I did a movie called Army of Thieves for Netflix [in which] I had two really fun and intricate, technical fights in it. The one thing they have in common is that they're just really specific, almost like dance routines, and if you place a punch or a swipe or a kick in the wrong place at the wrong moment you might actually kick or punch or hurt someone. So, it is very technical and it just takes a lot of repetition and practice. I think what was different about this was the animalistic body movement nature of our fight.

In the fight, so often if you kill the vampire who made you, the whole bloodline dies with him or her. The Invitation doesn't give into that trope, though. What do you feel that says?

I think it's important that she survives because who doesn't like a good over evil story? But the truth of it is, unfortunately when we talk about things like the oppression of women or people of color or poor people, those things are so ingrained into the fabric of society, that even if you were to take out the whole one-percent, those structures [and] that damage will still very much be in the fabric of society. I saw the symbolism of that: She becomes the thing to defeat it, but there's a whole system that helped make this happen — that helped procure and kill and harm these women. We are still harmed by those systems, and we are fighting to dismantle them all the time and the people that want to uphold them. We see that in the news every day. So, I think it's reflective of the world that we live in: The evil — the danger — in the world isn't just cut out if you take out the worst examples of it because it's so ingrained in every area of our society.

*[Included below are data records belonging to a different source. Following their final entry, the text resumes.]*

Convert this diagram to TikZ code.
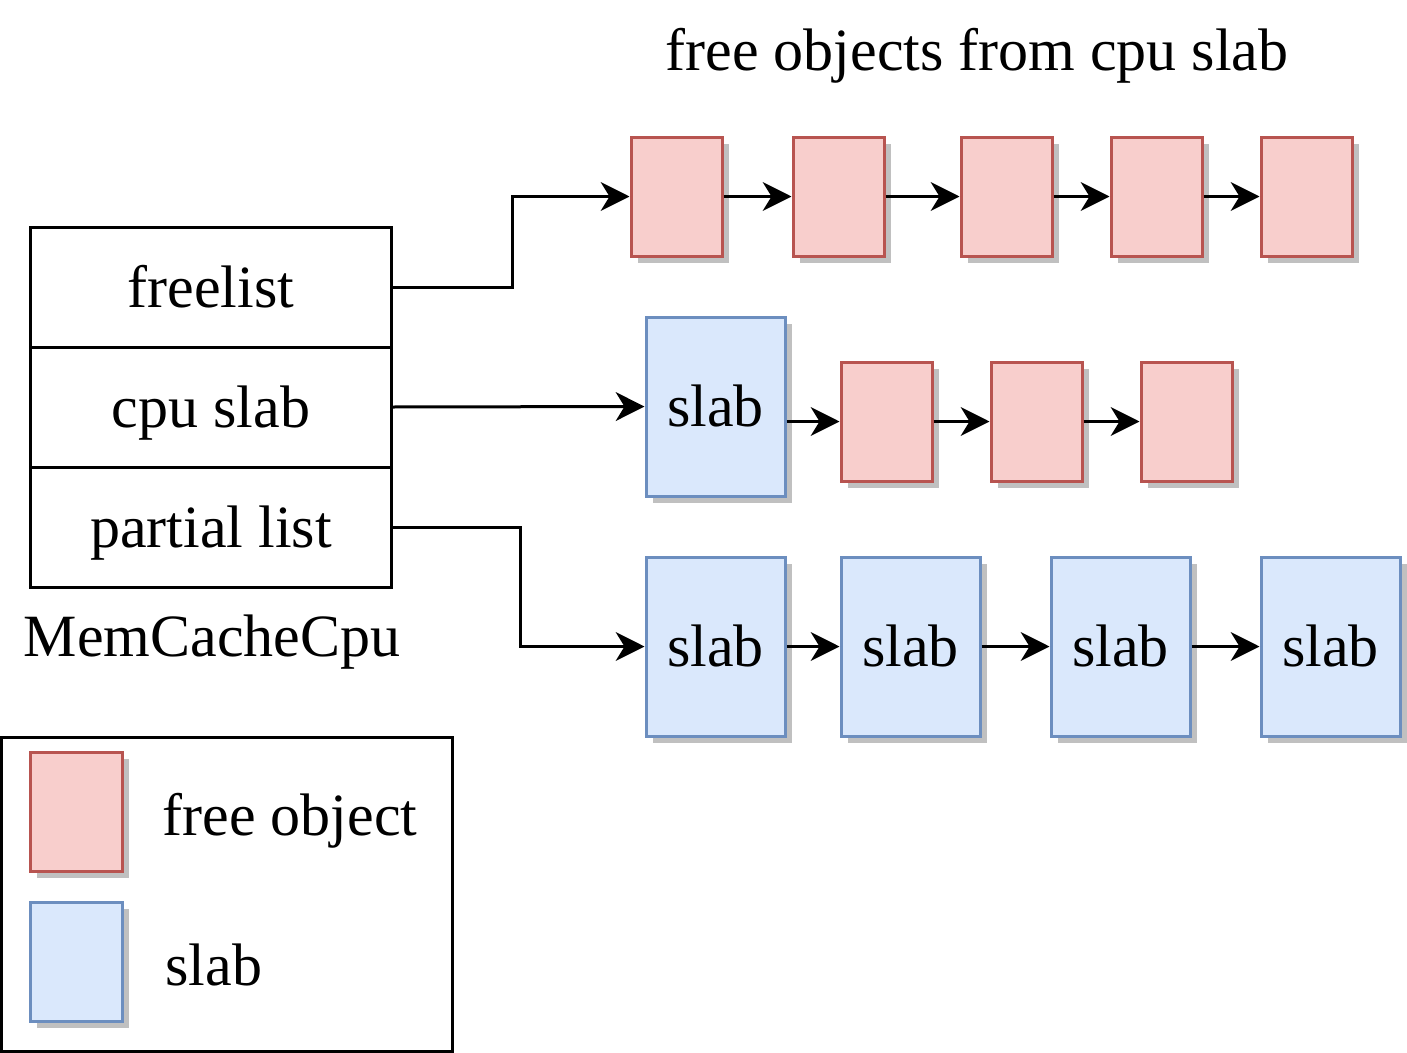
\documentclass[tikz,border=0pt]{standalone}
\usepackage{fontspec}
\setmainfont{Liberation Serif}
\usetikzlibrary{arrows.meta,shadows}
\definecolor{redfill}{HTML}{F8CECC}
\definecolor{redline}{HTML}{B85450}
\definecolor{bluefill}{HTML}{DAE8FC}
\definecolor{blueline}{HTML}{6C8EBF}
\definecolor{shadowgray}{HTML}{C0C0C0}
\tikzset{
  txt/.style={font=\fontsize{24}{28}\selectfont, text height=21.4pt, text depth=5.2pt},
  box/.style={draw, line width=1.2pt, inner sep=0pt, txt,
    drop shadow={shadow xshift=2.6pt, shadow yshift=-2.6pt, fill=shadowgray, opacity=1}},
  freeobj/.style={box, fill=redfill, draw=redline, minimum width=36.4pt, minimum height=47.6pt},
  slabbox/.style={box, fill=bluefill, draw=blueline, minimum width=55.6pt, minimum height=71.6pt},
  field/.style={draw, line width=1.2pt, inner sep=0pt, minimum width=144pt, minimum height=48pt, txt},
  lbl/.style={inner sep=0pt, txt},
  arr/.style={line width=1.2pt, -{Stealth[length=11.5pt, width=11.5pt, inset=3.5pt]}}
}
\begin{document}
\begin{tikzpicture}[x=0.4pt, y=-0.4pt]
\useasboundingbox (0,0) rectangle (1407,1053);
% title
\node[lbl] (title) at (977,50) {free objects from cpu slab};
% MemCacheCpu
\node[field] (mc1) at (211,287) {freelist};
\node[field] (mc2) at (211,407) {cpu slab};
\node[field] (mc3) at (211,527) {partial list};
\node[lbl] (mclbl) at (212,636) {MemCacheCpu};
% top row
\node[freeobj] (r1) at (676.5,196.5) {};
\node[freeobj] (r2) at (838.5,196.5) {};
\node[freeobj] (r3) at (1006.5,196.5) {};
\node[freeobj] (r4) at (1156.5,196.5) {};
\node[freeobj] (r5) at (1306.5,196.5) {};
% middle row
\node[slabbox] (ms) at (715.5,406.5) {slab};
\node[freeobj] (m1) at (886.5,421.5) {};
\node[freeobj] (m2) at (1036.5,421.5) {};
\node[freeobj] (m3) at (1186.5,421.5) {};
% bottom row
\node[slabbox] (s1) at (715.5,646.5) {slab};
\node[slabbox] (s2) at (910.5,646.5) {slab};
\node[slabbox] (s3) at (1120.5,646.5) {slab};
\node[slabbox] (s4) at (1330.5,646.5) {slab};
% arrows
\draw[arr] (mc1.east) -- ++(120,0) |- (r1.west);
\draw[arr] (mc2.east) -- (ms.west);
\draw[arr] (mc3.east) -- ++(128,0) |- (s1.west);
\draw[arr] (r1) -- (r2);
\draw[arr] (r2) -- (r3);
\draw[arr] (r3) -- (r4);
\draw[arr] (r4) -- (r5);
\draw[arr] (ms.east |- m1) -- (m1.west);
\draw[arr] (m1) -- (m2);
\draw[arr] (m2) -- (m3);
\draw[arr] (s1) -- (s2);
\draw[arr] (s2) -- (s3);
\draw[arr] (s3) -- (s4);
% legend
\node[draw, line width=1.2pt, minimum width=180pt, minimum height=125.6pt, inner sep=0pt] (legend) at (227,894) {};
\node[freeobj] (lr) at (76.5,811.5) {};
\node[slabbox, minimum width=36.4pt, minimum height=47.6pt] (lb) at (76.5,961.5) {};
\node[lbl, anchor=west] (lrt) at (162,815) {free object};
\node[lbl, anchor=west] (lbt) at (165,965) {slab};
\end{tikzpicture}
\end{document}
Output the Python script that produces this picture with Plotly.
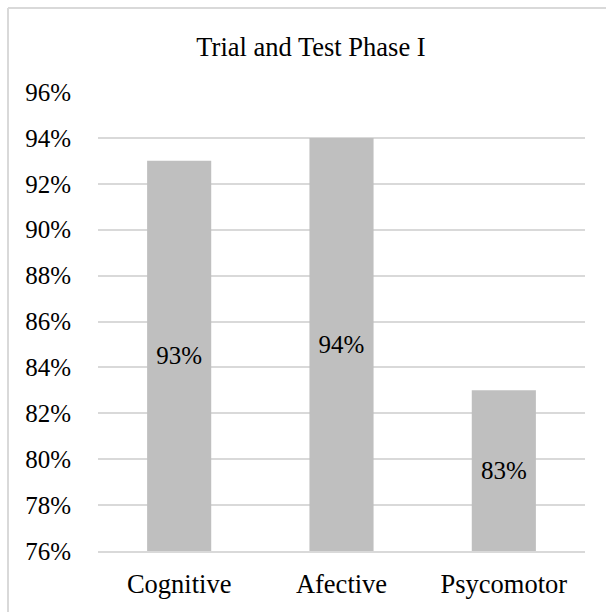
import plotly.graph_objects as go

categories = ["Cognitive", "Afective", "Psycomotor"]
values = [0.93, 0.94, 0.83]
title_text = "Trial and Test Phase I"
axis_min, axis_max, axis_step = 0.76, 0.96, 0.02

W, H = 606, 612
L, R, T, B = 98, 21, 92, 61
pw, ph = W - L - R, H - T - B

FONT = "Liberation Serif, Times New Roman, serif"

fig = go.Figure(go.Bar(
    x=categories, y=[v - axis_min for v in values], base=axis_min,
    marker=dict(color="#BFBFBF", line=dict(width=0)),
    text=[f"{v:.0%}" for v in values],
    textposition="inside", insidetextanchor="middle",
    textfont=dict(family=FONT, size=25, color="#000000"),
    width=0.395,
    hovertext=[f"{v:.0%}" for v in values], hoverinfo="x+text",
))

def px_x(x):
    return (x - L) / pw

def px_y(y):
    return 1 - (y - T) / ph

fig.update_layout(
    width=W, height=H,
    margin=dict(l=L, r=R, t=T, b=B, pad=0),
    paper_bgcolor="white", plot_bgcolor="white",
    font=dict(family=FONT, size=25, color="#000000"),
    showlegend=False,
    title=dict(text=title_text, x=311 / W, xanchor="center", xref="container",
               y=1 - 47 / H, yanchor="middle", yref="container",
               font=dict(family=FONT, size=26.5, color="#000000")),
    xaxis=dict(showgrid=False, showline=True, linecolor="#D9D9D9", linewidth=1.5,
               ticks="", tickfont=dict(family=FONT, size=26.5, color="#000000"),
               ticklabelstandoff=8),
    yaxis=dict(range=[axis_min, axis_max], dtick=axis_step, tick0=axis_min, tickformat=".0%",
               showgrid=True, gridcolor="#D9D9D9", gridwidth=1.5,
               zeroline=False, showline=False, ticks="",
               tickfont=dict(family=FONT, size=25, color="#000000"),
               ticklabelstandoff=26),
    shapes=[
        dict(type="line", xref="paper", yref="paper",
             x0=px_x(8), x1=px_x(8), y0=px_y(8), y1=px_y(H + 5),
             line=dict(color="#D9D9D9", width=2)),
        dict(type="line", xref="paper", yref="paper",
             x0=px_x(8), x1=px_x(W + 5), y0=px_y(8), y1=px_y(8),
             line=dict(color="#D9D9D9", width=2)),
    ],
)

fig.write_html("out.html",
               config={"displayModeBar": False},
               post_script="document.body.style.margin='0';document.body.style.padding='0';")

Get to know Nathalie Emmanuel:
After getting her professional screen acting start on the Hollyoaks franchise, Emmanuel quickly began working on projects on both sides of the pond, most notable portraying Missandei on Game of Thrones (Metascore: 86), voicing Deet in The Dark Crystal: Age of Resistance (82), playing the aforementioned Maya on Four Weddings and a Funeral (50), and joining the Fast & Furious franchise as Ramsey in F9: The Fast Saga (58).